Minnesota Twinsv Kansas City Royals Photo by Ed Zurga/Getty Images

This is the second in a four-part series checking up on the Twins’ AL Central competition. You can find part one, about the Detroit Tigers, here.

Kansas City Royals

2019 Record: 59-103

2019 Outcome: 4th Place, AL Central

Last year, the best thing you could say about the Kansas City Royals was this:

“Hey, at least they’re not the Tigers!” (Sorry Gardy)

In all seriousness, the Royals had been slowly declining ever since they reached the World Series. 2019 wasn’t exactly rock bottom (they improved by one win over 2018), but it was pretty darn close. KC spent June and July selling off their veterans (including Homer Bailey.) They did have a couple bright spots, as two 27-year-old hitters had career years for the squad. Jorge Soler led the league in home runs, with 48, in his first year of playing full-time, and utility man Hunter Dozier posted an .870 OPS. Additionally, Whit Merrifield continued his excellent stretch as one of the league’s purest hitters.

The Royals project to be pretty bad again this year. While they do have a few good hitters, and Salvador Perez (who was out all last year) will be back, KC just doesn’t have really any good pitching (with the possible exception of Brad Keller, who showed some promise in his age-23 season). Additionally, the rest of the lineup, apart from the four guys I’ve named, is quite bad at hitting.

The off-season was fairly uneventful in Kansas City.

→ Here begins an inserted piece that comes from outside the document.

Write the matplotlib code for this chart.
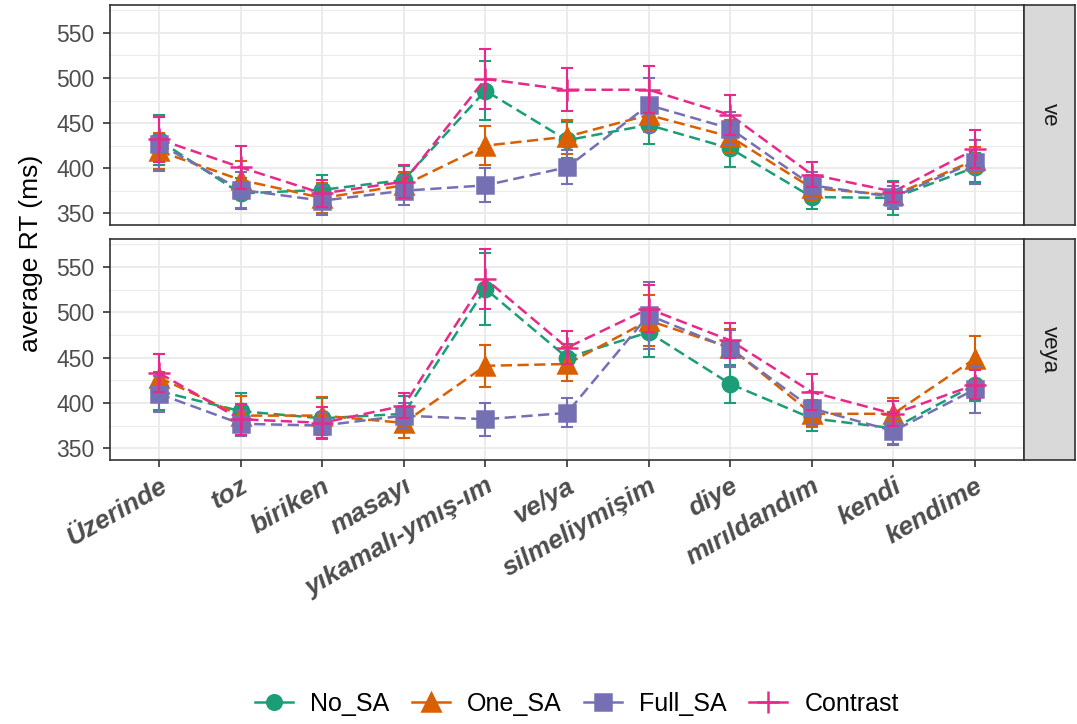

They re-signed aging outfielder Alex Gordon for a “one last ride” year. They signed third baseman Maikel Franco away from Philly, who figures to get a lot of playing time, but it would be a surprise if he was a real impact player. The only other “major” pickup this off-season was reliever Trevor Rosenthal, who had a lost year last season after being decent-to-good for the first six years of his career. He could be a boost to the bullpen if he regains his form. Unfortunately, there is not much on the way in the near future as far as highly-regarded prospects, although the system is loaded with good prospects in the lower levels of the minors.

Apart from those player transactions, the Royals did hire a new manager this off-season. Long-time skipper Ned Yost retired after the 2019 season as the winningest (and losingest) manager in team history. After the hiring search, the squad settled on former Cardinals skipper Mike Matheny. Matheny never finished below .500 in six and a half years at the helm in St. Louis, so he brings some good pedigree to the team in a fresh start for both sides.

In conclusion, the Royals may see marginal improvement in 2020, but they will be much closer to the cellar-dwelling Tigers than they will be to the third place squad. They’ve been biding their time until they can return to the top, and that will continue in 2020 (and beyond).